Yes. You can file a legal separation from your spouse. You can do this when you don’t want a divorce, but you cannot currently live with your spouse.

What is the difference between divorce and legal separation?

Divorce is when a judge legally ends your marriage. Legal separation doesn’t end the marriage. The court can, however, issue orders like the ones issued in a divorce case concerning property, debts, and children. A legal separation is like a “temporary divorce.”

How long does a legal separation last?

A legal separation can last up to one year. After one year you should be ready to decide if you want to get a divorce or get back together with your spouse.

If either spouse files for a divorce during the legal separation period, then the divorce case will take over and the legal separation will end.
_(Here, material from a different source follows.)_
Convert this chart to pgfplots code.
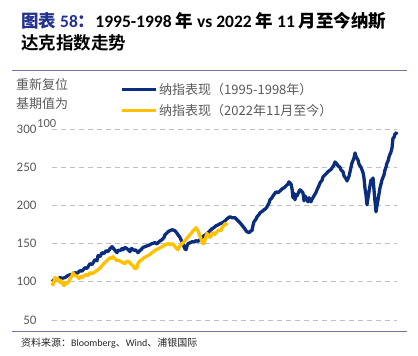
\documentclass[border=0pt]{standalone}
\usepackage{pgfplots}
\pgfplotsset{compat=1.18}
\usepackage{fontspec}
\setmainfont{Carlito}
\newfontfamily\cjk{Noto Sans CJK SC}
\newfontfamily\cjkb{Noto Sans CJK SC Bold}
\definecolor{navy}{HTML}{0B2D7D}
\definecolor{gold}{HTML}{FFC000}
\definecolor{titleblue}{HTML}{23318F}
\definecolor{rule}{HTML}{7373A0}
\definecolor{txt}{HTML}{595959}
\definecolor{grid}{HTML}{D9D9D9}
\begin{document}
\begin{tikzpicture}[x=1pt,y=1pt]
\path[use as bounding box] (0,0) rectangle (418,-356);
% title
\node[anchor=west,inner sep=0pt,font=\fontsize{17.5}{20}\selectfont\bfseries] at (21,-21)
  {{\cjkb\color{titleblue}图表} {\color{titleblue}58}{\cjkb\color{titleblue}：}1995-1998 {\cjkb 年} vs 2022 {\cjkb 年} 11 {\cjkb 月至今纳斯}};
\node[anchor=west,inner sep=0pt,font=\fontsize{17.5}{20}\selectfont\cjkb] at (21,-43) {达克指数走势};
\draw[rule,line width=1pt] (12,-70) -- (407,-70);
\draw[rule,line width=1pt] (12,-331) -- (407,-331);
\node[anchor=west,inner sep=0pt,font=\fontsize{10}{12}\selectfont,text=black!85] at (21,-343)
  {{\cjk 资料来源：}Bloomberg{\cjk 、}Wind{\cjk 、浦银国际}};
% y label
\node[anchor=west,inner sep=0pt,font=\fontsize{13}{15}\selectfont\cjk,text=txt] at (16,-85) {重新复位};
\node[anchor=west,inner sep=0pt,font=\fontsize{13}{15}\selectfont\cjk,text=txt] at (16,-104) {基期值为};
\node[anchor=west,inner sep=0pt,font=\fontsize{12.5}{15}\selectfont,text=txt] at (37,-123) {100};
% legend
\draw[navy,line width=3pt] (122,-89.5) -- (156,-89.5);
\draw[gold,line width=3pt] (122,-110.5) -- (156,-110.5);
\node[anchor=west,inner sep=0pt,font=\fontsize{13}{15}\selectfont\cjk,text=txt] at (159,-89.5) {纳指表现（1995-1998年）};
\node[anchor=west,inner sep=0pt,font=\fontsize{13}{15}\selectfont\cjk,text=txt] at (159,-110.5) {纳指表现（2022年11月至今）};
\begin{axis}[
  at={(52pt,-320pt)}, anchor=south west,
  scale only axis, width=345pt, height=191pt,
  xmin=0, xmax=345, ymin=50, ymax=300,
  axis line style={draw=none},
  xtick=\empty,
  ytick={50,100,150,200,250,300},
  major tick length=0pt,
  ymajorgrids,
  grid style={grid, dash pattern=on 5pt off 4pt, line width=1pt},
  yticklabel style={font=\fontsize{13}{15}\selectfont, text=txt, xshift=-12pt},
  /pgf/number format/assume math mode=true,
  clip=false,
]
\addplot[navy, line width=3.3pt, line join=round] coordinates {
(0,100.3)(2,102.5)(4,101.6)(6,104)(8,105.5)(10,104.5)(13,105.5)(15,107.5)(18,109.4)(20,108.5)(23,112)(25,111)(28,114.6)(30,114)(33,118.5)(35,117.5)(38,123.8)(40,122.5)(43,129)(45,127.5)(46,134.2)(48,133)(50,138.1)(52,137)(54,140.7)(56,139.5)(58,143.3)(60,146)(61,144.6)(63,141)(65,138.1)(66,141.5)(68,140.7)(70,143.5)(71,142)(73,145)(75,143.3)(77,141)(78,139.4)(79,143.5)(80,143.3)(82,141)(83,142)(85,140)(86,138.1)(88,141)(89,142)(91,145)(93,146)(96,147.5)(98,148.6)(100,150)(103,151.2)(105,149.5)(106,151.2)(108,153.5)(110,155.1)(112,158)(113,161.6)(115,164)(116,165.5)(118,167)(120,168.1)(122,167.5)(123,166.8)(125,163.5)(126,161.6)(128,158)(129,155.1)(131,150)(132,146)(133,143)(134,142)(135,147)(136,149.9)(138,151)(140,152.5)(142,152)(144,153.8)(146,153)(148,155.1)(150,158)(152,160.3)(154,162)(156,164.2)(158,167)(160,169.4)(162,171)(164,173.4)(166,174.5)(168,176)(170,177)(172,178.6)(174,181)(175,182.5)(177,184.5)(178,185.1)(180,184)(181,183.8)(183,184)(184,182.5)(186,180)(188,177.3)(190,174)(192,170.8)(194,167)(195,165.5)(197,164.5)(198,165.5)(199,167)(200,166.8)(201,174)(202,178.6)(204,182)(205,185.1)(207,188)(208,190.3)(210,192)(212,194.3)(214,196)(215,198.2)(217,203)(218,207.3)(220,210)(221,212.5)(223,216)(224,217.8)(226,216.5)(227,217.8)(229,220)(230,221.7)(232,223)(234,225.6)(236,228)(237,230.8)(238,229.5)(239,228.2)(240,222)(241,210)(242,216)(243,207.3)(244,214)(245,212.5)(247,218)(248,220.4)(250,218)(251,216.4)(252,206)(253,212.5)(255,207)(256,204.7)(257,210)(259,204.7)(260,208)(262,212.5)(264,217)(265,220.4)(267,226)(268,229.5)(270,233)(271,237.3)(273,240)(274,241.3)(276,244)(277,245.2)(279,247)(280,249.1)(282,253)(283,256.9)(285,254)(286,251.7)(288,250)(289,246.5)(291,244)(292,238.6)(294,235)(295,232.1)(297,238)(298,243.9)(299,250)(300,255.6)(302,262)(303,268.7)(304,264)(306,259.5)(307,254)(308,251.7)(309,250)(310,246.5)(311,243)(312,236)(313,222)(314,213.8)(315,200.8)(316,210)(317,217.8)(318,226)(319,233.4)(320,230)(321,236)(322,220.4)(323,205)(324,191.6)(325,200)(326,207.3)(327,215)(328,223)(329,228)(330,233.4)(332,240)(333,246.5)(334,250)(335,255.6)(336,258)(337,263.4)(338,267)(339,270)(340,275.2)(341,288.2)(342,289)(343,293.5)(344,294)(345,296.1)
};
\addplot[gold, line width=3.3pt, line join=round] coordinates {
(0,99)(1,96)(3,105.5)(5,102)(6,104.2)(8,99)(9,101.6)(11,97)(12,95)(14,99)(15,97.6)(17,101)(18,104.2)(20,108)(21,112)(22,109)(24,108.1)(26,106)(27,104.2)(29,107)(30,105.5)(32,108)(34,109.4)(36,108)(38,112)(40,110.5)(42,112)(44,114)(46,115.9)(48,118)(50,121.1)(52,124)(54,126.4)(56,129)(58,131.6)(60,130.5)(61,132.9)(63,130)(65,127.7)(67,128)(69,126.4)(71,125)(73,123.8)(75,127)(77,126.4)(79,123)(81,121.1)(83,117)(85,118.5)(86,124)(88,127.7)(90,129)(92,131.6)(94,133)(96,134.2)(98,136)(100,138.1)(102,140)(104,142)(106,143)(108,144.6)(110,146)(112,147.2)(114,149)(116,149.9)(118,148.5)(120,149.9)(122,148)(123,146)(125,143)(126,142)(128,147)(129,148.6)(131,151)(133,153.8)(135,157)(137,160.3)(139,163)(141,166.8)(143,169)(144,170.8)(146,167)(147,163.3)(149,156)(150,152.5)(151,150)(152,149.9)(154,159)(155,163.3)(157,160)(158,158.1)(160,162)(161,164.2)(163,162)(164,164.2)(166,167)(167,168.1)(169,167)(170,170.8)(172,174)(173,176)(174,175)(175,177.3)
};
\end{axis}
\end{tikzpicture}
\end{document}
All orders of a legal separation end when the legal separation ends.

What do I have to do to get legally separated from my spouse?
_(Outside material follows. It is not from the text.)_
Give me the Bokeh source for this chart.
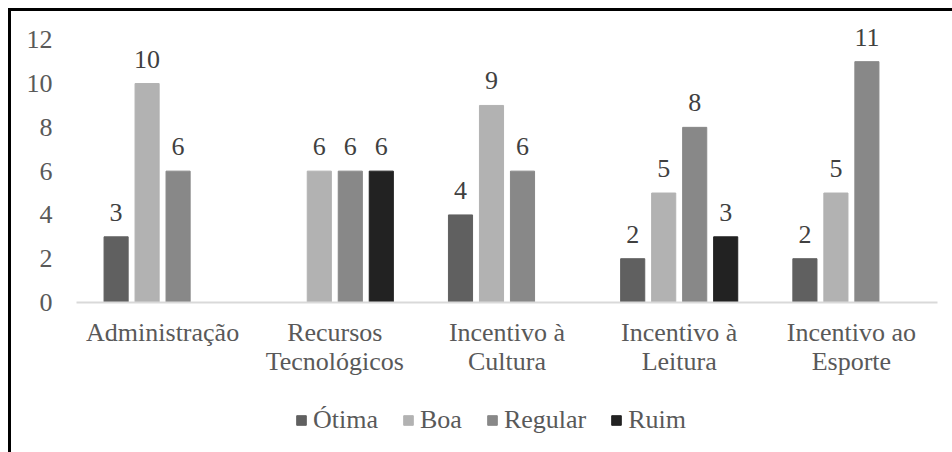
from bokeh.plotting import figure
from bokeh.layouts import column
from bokeh.models import ColumnDataSource, Range1d, Legend, LegendItem, FixedTicker, LabelSet
from bokeh.transform import dodge
from bokeh.embed import file_html
from bokeh.resources import INLINE

categories = ["Administração", "Recursos\nTecnológicos", "Incentivo à\nCultura", "Incentivo à\nLeitura", "Incentivo ao\nEsporte"]
series = ["Ótima", "Boa", "Regular", "Ruim"]
otima = [3, None, 4, 2, 2]
boa = [10, 6, 9, 5, 5]
regular = [6, 6, 6, 8, 11]
ruim = [None, 6, None, 3, None]
colors = ["#606060", "#b2b2b2", "#888888", "#222222"]
yticks = [0, 2, 4, 6, 8, 10, 12]

FONT = "Liberation Serif"
FS = "26px"

# y range end leaves headroom above the "12" tick so the value labels are not clipped
p = figure(x_range=categories, y_range=Range1d(0, 12.88), width=941, height=367,
           output_backend="svg", toolbar_location=None,
           min_border_left=65, min_border_top=9, min_border_right=15, min_border_bottom=0)
p.outline_line_color = None
p.grid.visible = False

q = figure(width=941, height=74, x_range=p.x_range, y_range=Range1d(100, 101),
           output_backend="svg", toolbar_location=None,
           x_axis_location=None, y_axis_location=None,
           min_border_left=0, min_border_right=0, min_border_top=0, min_border_bottom=0)
q.outline_line_color = None
q.grid.visible = False

offsets = [-0.27, -0.09, 0.09, 0.27]
items = []
for name, vals, col, off in zip(series, [otima, boa, regular, ruim], colors, offsets):
    xs = [c for c, v in zip(categories, vals) if v is not None]
    ys = [v for v in vals if v is not None]
    src = ColumnDataSource(dict(x=xs, y=ys, lbl=[str(v) for v in ys]))
    p.vbar(x=dodge("x", off, range=p.x_range), top="y", width=0.14, source=src,
           fill_color=col, line_color=col)
    labels = LabelSet(x=dodge("x", off, range=p.x_range), y="y", text="lbl", source=src,
                      text_align="center", text_baseline="alphabetic", y_offset=16,
                      text_font=FONT, text_font_size=FS, text_color="#404040")
    p.add_layout(labels)
    # same series in the legend strip (out of its visible y range), used only for the legend
    r = q.vbar(x=dodge("x", off, range=q.x_range), top="y", width=0.14, source=src,
               fill_color=col, line_color=col)
    items.append(LegendItem(label=name, renderers=[r]))

p.yaxis.ticker = FixedTicker(ticks=yticks)
p.yaxis.axis_line_color = None
p.yaxis.major_tick_line_color = None
p.yaxis.minor_tick_line_color = None
p.yaxis.major_label_standoff = 18
p.yaxis.major_label_text_font = FONT
p.yaxis.major_label_text_font_size = FS
p.yaxis.major_label_text_color = "#595959"

p.xaxis.axis_line_color = "#d9d9d9"
p.xaxis.axis_line_width = 2
p.xaxis.major_tick_line_color = None
p.xaxis.major_label_standoff = 9
p.xaxis.major_label_text_font = FONT
p.xaxis.major_label_text_font_size = FS
p.xaxis.major_label_text_color = "#595959"
p.xaxis.major_label_text_line_height = 1.0

legend = Legend(items=items, orientation="horizontal", location=(219, 17),
                label_text_font=FONT, label_text_font_size=FS, label_text_color="#595959",
                glyph_width=12, glyph_height=12, label_standoff=6, spacing=24,
                padding=0, margin=0, border_line_color=None, background_fill_alpha=0)
q.add_layout(legend, "center")

layout = column(p, q, spacing=0)
layout.styles = {"margin-left": "8px", "margin-top": "8px",
                 "border-top": "3px solid black", "border-left": "3px solid black"}

open("out.html", "w").write(file_html(layout, INLINE))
You need to file a Petition for Legal Separation. In your petition you will need to tell the judge the reasons why you think you and your spouse cannot currently live together.

Either you or your spouse must be a resident of Indiana, and a resident of the County where you file, for six months before you file the petition.

Can I file for legal separation if my spouse has already filed for a divorce?

No. If your spouse has filed for divorce, you will not be able to apply for legal separation.

If I am legally separated, can I still get support for myself and my children from my spouse?

Yes. In fact, you can ask for temporary maintenance, child custody, possession of property, and child support. You can also ask for temporary visitation rights, counseling, a temporary restraining order or a protective order.

The court will not automatically grant these orders; you need to request them first.

What is temporary maintenance?

Temporary maintenance is money paid from one spouse to another during the legal separation. It is generally intended to preserve the standard of living of the family.

You mentioned that there was a possibility of counseling. Can you tell me more about that?

You, your spouse, and any of your children can ask a judge to order you to attend counseling so that you can try to improve your marriage. But the judge cannot require you and your family to get counseling together if either you or your spouse are against it, or if there has been any violence in your marriage or life together.

Is there anything else I need to know before I begin to prepare for a legal separation?

Think about getting legal assistance. A separation or divorce action requires a number of forms to be submitted to the court. Make sure all the information you provide is up to date and accurate. Also, you should be aware that the information you give your attorney is confidential, so you don’t have to worry about the kind of information and detail that you provide. The more open and honest you are, the better your attorney can help you.

Do I have to file for a legal separation if I want to separate from my spouse?

No. You can simply move out and live separately. However, if you want court orders on the marital property and debts or about the children, you should file for a legal separation. Also, if you have not filed for divorce or legal separation, you may be liable for some of your spouse’s debts even if you are no longer living with your spouse.